The patron would have provided the site to us in some of those circumstances, so there would be an arrangement in each case to protect the State's investment to the best advantage.

And so there should be.

I can see that point if the patron provided the site originally or if a community group provided it on behalf of a patron, which can happen too. Should there not be some arrangement, however, simply to help replenish the coffers? If the State is going to provide a new school site and replace a school building, we should be asking the patron to sign over the existing building when all that is done and we would then monetise it, or secure money for it which would contribute towards building the new premises.

Every case will be done to the best advantage of the taxpayer. Most new schools will be built on greenfield sites where we might have a competition for the patron. We would then own the school and the site, which would be a different situation whereby we retain ownership. Where there is an old, disused school and we are moving to a new site, the Department would look afresh at that in order to protect the taxpayer's interest.

Are there examples of that?

None immediately-----

I suggest that we ask the Minister to come back to us with best case examples of that. It would certainly seem appropriate to look at further educational use if a building is being deployed for a particular reason. If not, however, a possible further community use should be the fall-back position.

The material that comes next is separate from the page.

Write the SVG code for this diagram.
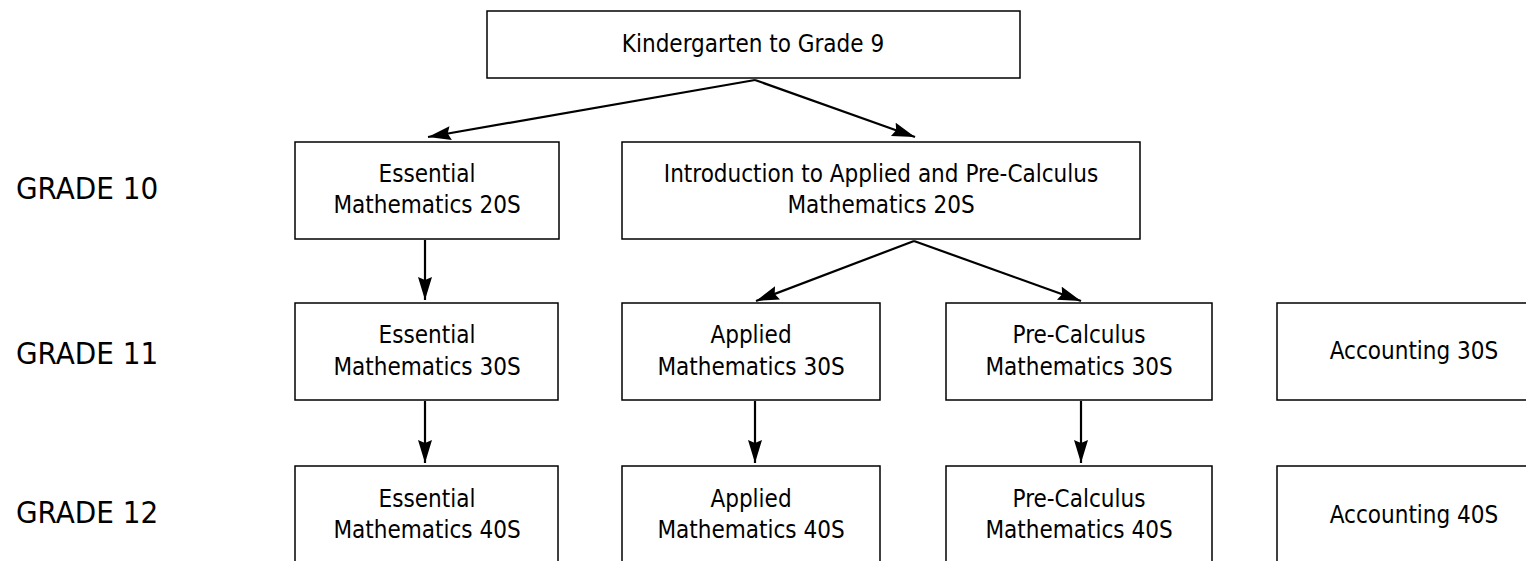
<svg xmlns="http://www.w3.org/2000/svg" width="1526" height="561" viewBox="0 0 1526 561">
<defs>
<style>
.box{fill:#fff;stroke:#000;stroke-width:1.5}
.t{font-family:"DejaVu Sans Condensed","DejaVu Sans",sans-serif;font-stretch:condensed;font-size:24px;fill:#000;text-anchor:middle}
.g{font-family:"DejaVu Sans Condensed","DejaVu Sans",sans-serif;font-stretch:condensed;font-size:31px;fill:#000}
.c{stroke:#000;stroke-width:2.2;fill:none;marker-end:url(#ah)}
</style>
<marker id="ah" markerUnits="userSpaceOnUse" markerWidth="26" markerHeight="16" refX="23" refY="7" orient="auto">
<path d="M0,0 L23,7 L0,14 L3,7 z" fill="#000"/>
</marker>
</defs>
<rect width="1526" height="561" fill="#fff"/>
<text class="g" x="16" y="199">GRADE 10</text>
<text class="g" x="16" y="364">GRADE 11</text>
<text class="g" x="16" y="523">GRADE 12</text>
<g id="connectors">
<line class="c" x1="755" y1="80" x2="428" y2="137"/>
<line class="c" x1="755" y1="80" x2="915" y2="137"/>
<line class="c" x1="425" y1="240" x2="425" y2="300"/>
<line class="c" x1="914" y1="241" x2="756" y2="301"/>
<line class="c" x1="914" y1="241" x2="1081" y2="301"/>
<line class="c" x1="425" y1="401" x2="425" y2="463"/>
<line class="c" x1="755" y1="401" x2="755" y2="463"/>
<line class="c" x1="1081" y1="401" x2="1081" y2="463"/>
</g>
<g id="k9"><rect class="box" x="487" y="11" width="533" height="67"/><text class="t" x="753" y="52">Kindergarten to Grade 9</text></g>
<g id="ess20"><rect class="box" x="295" y="142" width="264" height="97"/><text class="t" x="427" y="182">Essential</text><text class="t" x="427" y="213">Mathematics 20S</text></g>
<g id="intro20"><rect class="box" x="622" y="142" width="518" height="97"/><text class="t" x="881" y="182">Introduction to Applied and Pre-Calculus</text><text class="t" x="881" y="213">Mathematics 20S</text></g>
<g id="ess30"><rect class="box" x="295" y="303" width="263" height="97"/><text class="t" x="427" y="343">Essential</text><text class="t" x="427" y="375">Mathematics 30S</text></g>
<g id="app30"><rect class="box" x="622" y="303" width="258" height="97"/><text class="t" x="751" y="343">Applied</text><text class="t" x="751" y="375">Mathematics 30S</text></g>
<g id="pre30"><rect class="box" x="946" y="303" width="266" height="97"/><text class="t" x="1079" y="343">Pre-Calculus</text><text class="t" x="1079" y="375">Mathematics 30S</text></g>
<g id="acc30"><rect class="box" x="1277" y="303" width="280" height="97"/><text class="t" x="1414" y="359">Accounting 30S</text></g>
<g id="ess40"><rect class="box" x="295" y="466" width="263" height="110"/><text class="t" x="427" y="507">Essential</text><text class="t" x="427" y="538">Mathematics 40S</text></g>
<g id="app40"><rect class="box" x="622" y="466" width="258" height="110"/><text class="t" x="751" y="507">Applied</text><text class="t" x="751" y="538">Mathematics 40S</text></g>
<g id="pre40"><rect class="box" x="946" y="466" width="266" height="110"/><text class="t" x="1079" y="507">Pre-Calculus</text><text class="t" x="1079" y="538">Mathematics 40S</text></g>
<g id="acc40"><rect class="box" x="1277" y="466" width="280" height="110"/><text class="t" x="1414" y="523">Accounting 40S</text></g>
</svg>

I think we have concluded this part of the meeting, so I wish to thank the Minister, Deputy Bruton, the Minister of State, Deputy Halligan, and their officials for attending the meeting. We appreciate their attendance here. I know that they will come back to the members on particular issues.

I would like to ask Deputy Byrne and Deputy Martin some quick question, if they do not mind. This is the first time we have used the briefing document prepared by the financial scrutiny team. They went to a lot of trouble to use extensive charts and graphs in presenting the financial and performance-related information. Do the Deputies feel that has been of benefit and, if so, is that way in which we should proceed?

I was sceptical, but I actually think it was good.

Fine, that is fair enough. I thank Deputy Byrne for that.

That concludes our consideration of the Revised Estimates for Public Services: Vote 26 - Department of Education and Skills.